#### PROVIDED DATA

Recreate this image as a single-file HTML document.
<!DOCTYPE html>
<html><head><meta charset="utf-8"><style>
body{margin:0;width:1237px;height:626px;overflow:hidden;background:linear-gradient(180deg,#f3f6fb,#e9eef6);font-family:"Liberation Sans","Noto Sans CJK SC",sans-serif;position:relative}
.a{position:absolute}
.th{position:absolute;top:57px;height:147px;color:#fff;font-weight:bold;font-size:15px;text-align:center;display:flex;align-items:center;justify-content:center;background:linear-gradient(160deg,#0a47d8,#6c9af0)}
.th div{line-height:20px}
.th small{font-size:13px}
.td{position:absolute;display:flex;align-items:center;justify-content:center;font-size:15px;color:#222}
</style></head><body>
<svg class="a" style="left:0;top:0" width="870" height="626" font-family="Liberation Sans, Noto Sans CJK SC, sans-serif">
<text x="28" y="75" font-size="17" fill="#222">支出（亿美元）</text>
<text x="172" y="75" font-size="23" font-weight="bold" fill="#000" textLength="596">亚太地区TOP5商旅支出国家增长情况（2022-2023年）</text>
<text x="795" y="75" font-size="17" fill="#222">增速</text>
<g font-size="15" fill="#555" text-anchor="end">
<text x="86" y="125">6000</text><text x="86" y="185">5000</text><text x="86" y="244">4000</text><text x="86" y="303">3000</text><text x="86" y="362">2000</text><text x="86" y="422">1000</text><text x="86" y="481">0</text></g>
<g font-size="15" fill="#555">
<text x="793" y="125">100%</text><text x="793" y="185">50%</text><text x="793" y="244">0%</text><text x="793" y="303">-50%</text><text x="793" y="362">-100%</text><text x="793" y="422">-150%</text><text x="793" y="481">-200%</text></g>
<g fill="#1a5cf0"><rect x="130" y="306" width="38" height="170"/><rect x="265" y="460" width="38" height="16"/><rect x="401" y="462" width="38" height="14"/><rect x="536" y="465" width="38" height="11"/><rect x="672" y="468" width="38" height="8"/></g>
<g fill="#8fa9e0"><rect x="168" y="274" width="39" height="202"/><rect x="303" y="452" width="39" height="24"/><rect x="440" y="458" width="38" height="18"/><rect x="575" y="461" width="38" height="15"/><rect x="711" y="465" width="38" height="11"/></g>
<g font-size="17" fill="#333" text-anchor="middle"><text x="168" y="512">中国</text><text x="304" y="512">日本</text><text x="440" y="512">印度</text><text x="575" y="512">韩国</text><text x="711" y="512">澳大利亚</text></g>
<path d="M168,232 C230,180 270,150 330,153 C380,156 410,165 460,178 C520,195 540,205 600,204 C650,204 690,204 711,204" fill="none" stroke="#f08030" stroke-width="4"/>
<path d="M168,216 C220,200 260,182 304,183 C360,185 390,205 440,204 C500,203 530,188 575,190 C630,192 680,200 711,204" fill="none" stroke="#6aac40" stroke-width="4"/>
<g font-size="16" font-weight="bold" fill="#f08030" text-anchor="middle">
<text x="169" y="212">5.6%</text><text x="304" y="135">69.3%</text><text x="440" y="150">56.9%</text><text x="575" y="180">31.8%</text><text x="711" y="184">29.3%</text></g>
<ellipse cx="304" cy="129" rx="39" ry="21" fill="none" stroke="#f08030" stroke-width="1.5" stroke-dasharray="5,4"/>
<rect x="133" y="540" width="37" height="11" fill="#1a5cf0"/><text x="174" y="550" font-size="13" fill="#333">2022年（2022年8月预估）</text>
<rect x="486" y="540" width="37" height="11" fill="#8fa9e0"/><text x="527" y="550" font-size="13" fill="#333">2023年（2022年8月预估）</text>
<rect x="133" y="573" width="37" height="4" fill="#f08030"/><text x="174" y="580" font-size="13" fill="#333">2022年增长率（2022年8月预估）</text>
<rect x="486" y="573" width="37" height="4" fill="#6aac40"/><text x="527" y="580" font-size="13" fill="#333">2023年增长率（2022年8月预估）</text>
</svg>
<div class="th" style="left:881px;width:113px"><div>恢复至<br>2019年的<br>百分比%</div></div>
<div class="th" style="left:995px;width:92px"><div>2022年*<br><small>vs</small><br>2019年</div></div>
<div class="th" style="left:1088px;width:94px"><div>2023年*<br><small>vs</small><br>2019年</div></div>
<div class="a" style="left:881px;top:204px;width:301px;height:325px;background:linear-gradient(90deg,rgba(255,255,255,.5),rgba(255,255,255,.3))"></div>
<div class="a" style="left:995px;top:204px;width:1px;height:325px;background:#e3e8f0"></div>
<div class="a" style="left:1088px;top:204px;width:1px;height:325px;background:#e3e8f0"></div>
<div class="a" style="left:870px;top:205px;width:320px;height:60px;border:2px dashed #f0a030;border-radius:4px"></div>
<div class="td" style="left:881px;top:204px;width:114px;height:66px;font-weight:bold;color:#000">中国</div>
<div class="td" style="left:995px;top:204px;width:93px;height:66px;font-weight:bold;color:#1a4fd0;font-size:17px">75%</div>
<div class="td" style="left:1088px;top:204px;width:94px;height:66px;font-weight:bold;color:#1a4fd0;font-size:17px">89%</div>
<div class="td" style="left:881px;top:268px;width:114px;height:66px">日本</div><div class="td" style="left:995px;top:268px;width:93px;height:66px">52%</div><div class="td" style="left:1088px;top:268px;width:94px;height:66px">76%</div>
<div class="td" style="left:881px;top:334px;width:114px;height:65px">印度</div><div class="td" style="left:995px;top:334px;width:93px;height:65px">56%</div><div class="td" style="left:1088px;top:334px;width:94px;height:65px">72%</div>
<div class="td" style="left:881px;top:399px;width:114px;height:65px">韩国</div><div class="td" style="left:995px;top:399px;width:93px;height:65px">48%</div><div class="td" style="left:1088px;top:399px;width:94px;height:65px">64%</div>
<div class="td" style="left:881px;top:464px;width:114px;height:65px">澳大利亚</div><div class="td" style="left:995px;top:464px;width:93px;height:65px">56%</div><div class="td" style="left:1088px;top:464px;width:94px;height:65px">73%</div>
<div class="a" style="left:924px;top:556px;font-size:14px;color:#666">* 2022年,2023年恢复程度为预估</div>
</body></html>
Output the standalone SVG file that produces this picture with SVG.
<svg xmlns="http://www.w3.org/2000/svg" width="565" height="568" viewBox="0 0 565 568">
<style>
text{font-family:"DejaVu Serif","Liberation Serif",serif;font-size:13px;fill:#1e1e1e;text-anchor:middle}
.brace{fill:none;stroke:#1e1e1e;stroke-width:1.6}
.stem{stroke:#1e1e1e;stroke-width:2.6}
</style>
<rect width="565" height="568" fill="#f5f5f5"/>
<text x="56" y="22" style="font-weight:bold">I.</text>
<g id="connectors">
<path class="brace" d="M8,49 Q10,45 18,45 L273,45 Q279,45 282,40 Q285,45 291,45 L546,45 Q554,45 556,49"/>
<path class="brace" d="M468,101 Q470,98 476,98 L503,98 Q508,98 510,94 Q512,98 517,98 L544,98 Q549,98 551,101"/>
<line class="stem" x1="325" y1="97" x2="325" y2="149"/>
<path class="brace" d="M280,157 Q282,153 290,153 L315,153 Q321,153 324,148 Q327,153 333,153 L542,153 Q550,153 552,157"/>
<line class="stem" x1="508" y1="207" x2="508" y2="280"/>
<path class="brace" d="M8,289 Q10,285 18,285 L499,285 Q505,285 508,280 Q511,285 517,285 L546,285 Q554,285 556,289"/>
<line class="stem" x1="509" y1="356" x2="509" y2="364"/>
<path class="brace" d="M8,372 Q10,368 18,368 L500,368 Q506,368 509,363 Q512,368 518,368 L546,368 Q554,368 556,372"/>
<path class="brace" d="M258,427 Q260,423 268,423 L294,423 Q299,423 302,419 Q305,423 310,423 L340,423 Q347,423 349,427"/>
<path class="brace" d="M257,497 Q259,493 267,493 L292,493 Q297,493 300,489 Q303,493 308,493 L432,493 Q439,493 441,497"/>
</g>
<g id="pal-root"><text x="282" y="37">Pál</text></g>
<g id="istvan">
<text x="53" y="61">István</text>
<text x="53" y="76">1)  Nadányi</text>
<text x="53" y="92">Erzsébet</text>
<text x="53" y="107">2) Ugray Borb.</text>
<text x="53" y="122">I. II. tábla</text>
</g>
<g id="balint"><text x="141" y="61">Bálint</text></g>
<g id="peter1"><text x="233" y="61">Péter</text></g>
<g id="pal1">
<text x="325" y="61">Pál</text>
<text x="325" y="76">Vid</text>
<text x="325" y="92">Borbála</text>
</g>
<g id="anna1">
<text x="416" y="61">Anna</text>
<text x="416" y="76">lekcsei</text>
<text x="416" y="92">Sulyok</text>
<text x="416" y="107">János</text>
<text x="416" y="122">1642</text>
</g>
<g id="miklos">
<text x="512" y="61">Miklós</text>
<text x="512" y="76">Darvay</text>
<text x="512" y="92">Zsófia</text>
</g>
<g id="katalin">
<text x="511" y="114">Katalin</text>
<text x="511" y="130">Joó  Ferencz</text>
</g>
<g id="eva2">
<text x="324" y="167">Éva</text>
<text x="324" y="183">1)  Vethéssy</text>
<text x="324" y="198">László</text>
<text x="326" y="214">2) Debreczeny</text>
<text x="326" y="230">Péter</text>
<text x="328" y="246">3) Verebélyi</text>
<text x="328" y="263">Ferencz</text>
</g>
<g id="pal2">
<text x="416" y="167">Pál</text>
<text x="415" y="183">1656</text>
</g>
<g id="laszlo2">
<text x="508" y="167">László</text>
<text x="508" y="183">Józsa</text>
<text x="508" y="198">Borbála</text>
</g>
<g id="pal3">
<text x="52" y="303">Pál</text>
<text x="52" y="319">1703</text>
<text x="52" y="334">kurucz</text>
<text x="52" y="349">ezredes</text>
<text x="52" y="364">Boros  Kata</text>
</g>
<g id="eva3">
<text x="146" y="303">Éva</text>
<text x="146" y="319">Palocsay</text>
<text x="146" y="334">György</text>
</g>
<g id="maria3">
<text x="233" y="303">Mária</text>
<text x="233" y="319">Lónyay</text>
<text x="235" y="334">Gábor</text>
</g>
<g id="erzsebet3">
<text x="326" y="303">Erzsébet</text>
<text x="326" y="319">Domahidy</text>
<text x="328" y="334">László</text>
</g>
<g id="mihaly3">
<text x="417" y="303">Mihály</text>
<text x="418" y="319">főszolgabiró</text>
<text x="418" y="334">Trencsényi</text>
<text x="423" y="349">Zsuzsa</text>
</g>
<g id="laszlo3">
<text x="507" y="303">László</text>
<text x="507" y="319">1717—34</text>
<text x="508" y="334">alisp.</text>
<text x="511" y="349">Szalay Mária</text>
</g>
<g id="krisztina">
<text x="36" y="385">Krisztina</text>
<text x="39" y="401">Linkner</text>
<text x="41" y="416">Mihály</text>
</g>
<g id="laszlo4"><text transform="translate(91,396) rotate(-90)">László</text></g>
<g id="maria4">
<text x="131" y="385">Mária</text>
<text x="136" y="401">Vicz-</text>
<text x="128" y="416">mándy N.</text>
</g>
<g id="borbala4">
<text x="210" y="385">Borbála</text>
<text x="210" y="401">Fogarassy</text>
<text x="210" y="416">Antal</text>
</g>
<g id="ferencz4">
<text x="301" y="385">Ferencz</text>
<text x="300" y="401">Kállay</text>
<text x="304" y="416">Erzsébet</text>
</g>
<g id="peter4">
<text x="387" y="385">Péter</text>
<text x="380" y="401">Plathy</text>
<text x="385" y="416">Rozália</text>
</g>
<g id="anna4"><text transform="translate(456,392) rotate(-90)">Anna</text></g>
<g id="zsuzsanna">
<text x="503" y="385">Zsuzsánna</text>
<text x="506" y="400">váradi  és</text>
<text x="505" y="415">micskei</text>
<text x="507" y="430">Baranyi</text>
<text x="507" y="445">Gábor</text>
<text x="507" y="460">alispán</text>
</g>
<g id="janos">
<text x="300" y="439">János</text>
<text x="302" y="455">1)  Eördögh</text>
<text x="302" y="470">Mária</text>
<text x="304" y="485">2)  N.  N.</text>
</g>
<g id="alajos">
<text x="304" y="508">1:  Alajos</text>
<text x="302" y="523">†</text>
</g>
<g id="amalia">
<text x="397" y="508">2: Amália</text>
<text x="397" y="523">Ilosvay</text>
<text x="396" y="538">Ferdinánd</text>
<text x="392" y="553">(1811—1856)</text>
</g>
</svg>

########

Copy each line above that contains the word "file".

SOLVED PROBLEM
Recreate this image as a single-file HTML document.
Output the standalone SVG file that produces this picture with SVG.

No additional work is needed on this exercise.